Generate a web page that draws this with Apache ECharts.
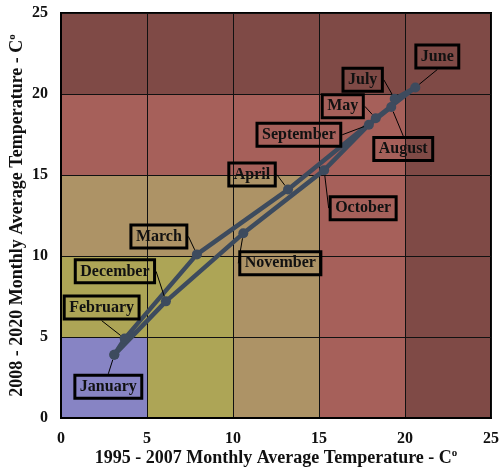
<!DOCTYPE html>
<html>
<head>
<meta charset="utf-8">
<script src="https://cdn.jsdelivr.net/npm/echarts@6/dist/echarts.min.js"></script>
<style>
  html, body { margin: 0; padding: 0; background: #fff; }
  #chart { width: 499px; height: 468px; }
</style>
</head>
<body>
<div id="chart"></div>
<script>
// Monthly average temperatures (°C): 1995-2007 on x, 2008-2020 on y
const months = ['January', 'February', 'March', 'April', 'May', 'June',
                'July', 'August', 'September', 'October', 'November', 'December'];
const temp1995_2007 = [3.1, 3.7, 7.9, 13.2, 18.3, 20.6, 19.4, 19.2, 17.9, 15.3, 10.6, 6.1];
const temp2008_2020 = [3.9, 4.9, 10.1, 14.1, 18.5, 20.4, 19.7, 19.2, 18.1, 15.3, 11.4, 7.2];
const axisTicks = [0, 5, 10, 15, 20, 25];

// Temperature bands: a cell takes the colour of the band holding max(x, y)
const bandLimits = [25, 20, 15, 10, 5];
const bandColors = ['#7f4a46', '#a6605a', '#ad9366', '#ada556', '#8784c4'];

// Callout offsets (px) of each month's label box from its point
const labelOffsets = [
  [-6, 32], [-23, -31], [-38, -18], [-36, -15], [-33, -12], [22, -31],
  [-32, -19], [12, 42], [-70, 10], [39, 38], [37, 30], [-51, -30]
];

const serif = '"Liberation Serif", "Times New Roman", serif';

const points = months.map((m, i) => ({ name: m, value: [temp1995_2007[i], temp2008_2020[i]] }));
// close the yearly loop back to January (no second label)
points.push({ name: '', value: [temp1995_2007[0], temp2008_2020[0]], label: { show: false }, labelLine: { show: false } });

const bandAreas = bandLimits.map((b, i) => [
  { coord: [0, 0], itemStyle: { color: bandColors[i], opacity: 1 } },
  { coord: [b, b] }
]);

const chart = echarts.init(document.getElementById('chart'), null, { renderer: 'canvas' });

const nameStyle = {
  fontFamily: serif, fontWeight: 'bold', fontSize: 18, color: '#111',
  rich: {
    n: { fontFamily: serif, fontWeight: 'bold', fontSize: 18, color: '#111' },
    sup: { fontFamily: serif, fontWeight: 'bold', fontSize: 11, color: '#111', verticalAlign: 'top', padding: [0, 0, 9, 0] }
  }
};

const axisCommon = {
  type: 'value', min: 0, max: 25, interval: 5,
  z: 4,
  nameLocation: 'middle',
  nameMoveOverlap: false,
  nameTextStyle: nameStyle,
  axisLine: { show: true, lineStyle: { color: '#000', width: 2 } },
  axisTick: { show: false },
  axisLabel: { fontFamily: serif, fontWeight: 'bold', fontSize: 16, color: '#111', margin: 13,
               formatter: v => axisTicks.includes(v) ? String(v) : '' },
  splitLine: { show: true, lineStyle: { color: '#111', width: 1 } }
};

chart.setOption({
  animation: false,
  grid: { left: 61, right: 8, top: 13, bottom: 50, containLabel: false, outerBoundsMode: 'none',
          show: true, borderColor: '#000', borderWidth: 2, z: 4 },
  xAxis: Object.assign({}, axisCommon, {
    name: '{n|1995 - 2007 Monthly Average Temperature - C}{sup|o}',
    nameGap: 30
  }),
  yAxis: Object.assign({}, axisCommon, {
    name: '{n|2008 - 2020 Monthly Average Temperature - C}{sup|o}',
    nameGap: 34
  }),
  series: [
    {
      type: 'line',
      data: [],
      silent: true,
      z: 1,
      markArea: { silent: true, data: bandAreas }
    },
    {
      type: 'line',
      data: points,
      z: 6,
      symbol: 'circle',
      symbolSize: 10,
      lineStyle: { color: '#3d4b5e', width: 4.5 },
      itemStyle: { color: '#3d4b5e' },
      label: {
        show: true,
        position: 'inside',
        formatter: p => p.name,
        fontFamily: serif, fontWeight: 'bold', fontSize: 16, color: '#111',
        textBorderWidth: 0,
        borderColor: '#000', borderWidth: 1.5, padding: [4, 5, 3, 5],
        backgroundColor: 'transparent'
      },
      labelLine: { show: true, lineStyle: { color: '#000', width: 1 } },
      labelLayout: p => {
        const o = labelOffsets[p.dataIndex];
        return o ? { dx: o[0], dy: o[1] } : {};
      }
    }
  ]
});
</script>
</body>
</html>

========================================

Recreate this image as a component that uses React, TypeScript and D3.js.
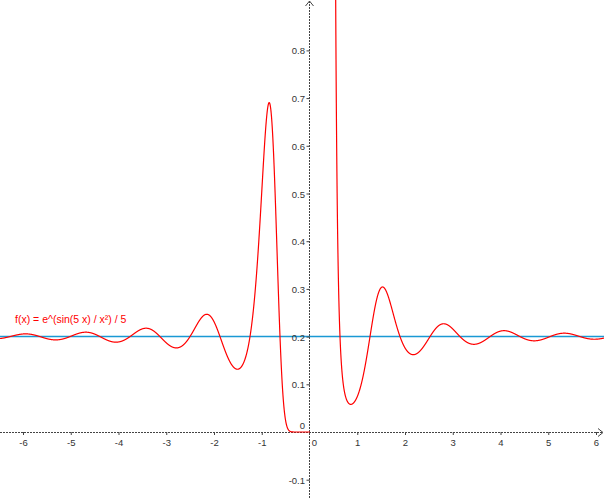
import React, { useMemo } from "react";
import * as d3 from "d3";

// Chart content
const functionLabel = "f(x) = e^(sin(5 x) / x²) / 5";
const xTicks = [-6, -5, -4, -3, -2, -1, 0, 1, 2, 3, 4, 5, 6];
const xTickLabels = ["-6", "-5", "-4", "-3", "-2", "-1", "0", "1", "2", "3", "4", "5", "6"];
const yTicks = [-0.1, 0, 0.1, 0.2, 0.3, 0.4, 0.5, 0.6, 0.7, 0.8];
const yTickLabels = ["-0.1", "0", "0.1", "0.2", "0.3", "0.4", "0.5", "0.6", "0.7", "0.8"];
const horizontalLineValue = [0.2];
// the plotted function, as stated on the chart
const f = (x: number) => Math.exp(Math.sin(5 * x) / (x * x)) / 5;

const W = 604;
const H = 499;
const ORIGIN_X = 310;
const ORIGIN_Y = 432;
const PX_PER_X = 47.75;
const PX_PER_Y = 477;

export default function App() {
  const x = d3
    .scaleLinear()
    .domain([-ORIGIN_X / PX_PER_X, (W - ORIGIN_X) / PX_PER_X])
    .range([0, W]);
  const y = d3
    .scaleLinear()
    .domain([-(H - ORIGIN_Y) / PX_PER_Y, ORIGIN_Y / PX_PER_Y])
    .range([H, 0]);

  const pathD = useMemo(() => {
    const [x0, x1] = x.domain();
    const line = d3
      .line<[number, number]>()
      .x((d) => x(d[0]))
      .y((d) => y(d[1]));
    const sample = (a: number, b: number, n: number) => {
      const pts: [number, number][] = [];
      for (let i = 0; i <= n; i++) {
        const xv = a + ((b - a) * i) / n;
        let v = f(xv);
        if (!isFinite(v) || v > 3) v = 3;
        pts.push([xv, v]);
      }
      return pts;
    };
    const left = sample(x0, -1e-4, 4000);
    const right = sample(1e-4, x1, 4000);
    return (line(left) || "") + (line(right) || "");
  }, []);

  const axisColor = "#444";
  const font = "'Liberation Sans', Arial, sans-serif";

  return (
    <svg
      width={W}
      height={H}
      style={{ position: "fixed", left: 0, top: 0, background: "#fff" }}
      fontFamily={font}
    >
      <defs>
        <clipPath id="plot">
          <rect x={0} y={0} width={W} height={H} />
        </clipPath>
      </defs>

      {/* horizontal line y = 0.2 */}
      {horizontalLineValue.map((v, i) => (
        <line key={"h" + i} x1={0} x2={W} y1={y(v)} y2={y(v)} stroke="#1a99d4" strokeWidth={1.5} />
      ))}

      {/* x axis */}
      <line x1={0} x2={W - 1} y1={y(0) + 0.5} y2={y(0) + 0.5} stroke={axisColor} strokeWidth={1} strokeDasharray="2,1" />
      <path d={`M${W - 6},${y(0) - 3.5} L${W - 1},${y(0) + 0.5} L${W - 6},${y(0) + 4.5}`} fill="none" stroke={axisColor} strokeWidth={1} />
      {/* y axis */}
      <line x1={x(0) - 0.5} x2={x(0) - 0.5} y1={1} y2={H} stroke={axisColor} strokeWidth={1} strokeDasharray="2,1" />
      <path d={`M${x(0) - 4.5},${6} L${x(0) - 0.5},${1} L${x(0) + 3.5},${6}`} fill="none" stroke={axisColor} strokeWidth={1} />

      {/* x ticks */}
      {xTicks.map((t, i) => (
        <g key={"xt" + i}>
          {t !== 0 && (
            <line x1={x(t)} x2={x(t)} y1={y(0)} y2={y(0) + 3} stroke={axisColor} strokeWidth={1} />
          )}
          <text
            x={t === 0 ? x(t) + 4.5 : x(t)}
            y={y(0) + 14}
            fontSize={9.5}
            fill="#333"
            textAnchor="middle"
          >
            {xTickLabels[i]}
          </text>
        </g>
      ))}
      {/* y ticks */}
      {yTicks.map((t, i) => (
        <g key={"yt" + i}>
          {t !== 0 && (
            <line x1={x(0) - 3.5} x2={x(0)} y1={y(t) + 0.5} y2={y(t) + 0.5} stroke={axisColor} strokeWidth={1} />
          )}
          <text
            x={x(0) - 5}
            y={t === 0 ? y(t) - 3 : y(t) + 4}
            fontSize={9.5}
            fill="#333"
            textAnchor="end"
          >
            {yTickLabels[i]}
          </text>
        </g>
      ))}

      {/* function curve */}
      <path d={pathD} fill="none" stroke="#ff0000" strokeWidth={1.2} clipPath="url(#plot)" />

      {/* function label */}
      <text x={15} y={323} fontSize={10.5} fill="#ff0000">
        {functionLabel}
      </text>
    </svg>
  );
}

========================================

### Brief
Set down nothing but the lines from the one holding "Recreate this image" through the one holding "import * as", both included, exactly as they appear; any picture is left out.

### Task output
Recreate this image as a component that uses React, TypeScript and D3.js.
import React, { useMemo } from "react";
import * as d3 from "d3";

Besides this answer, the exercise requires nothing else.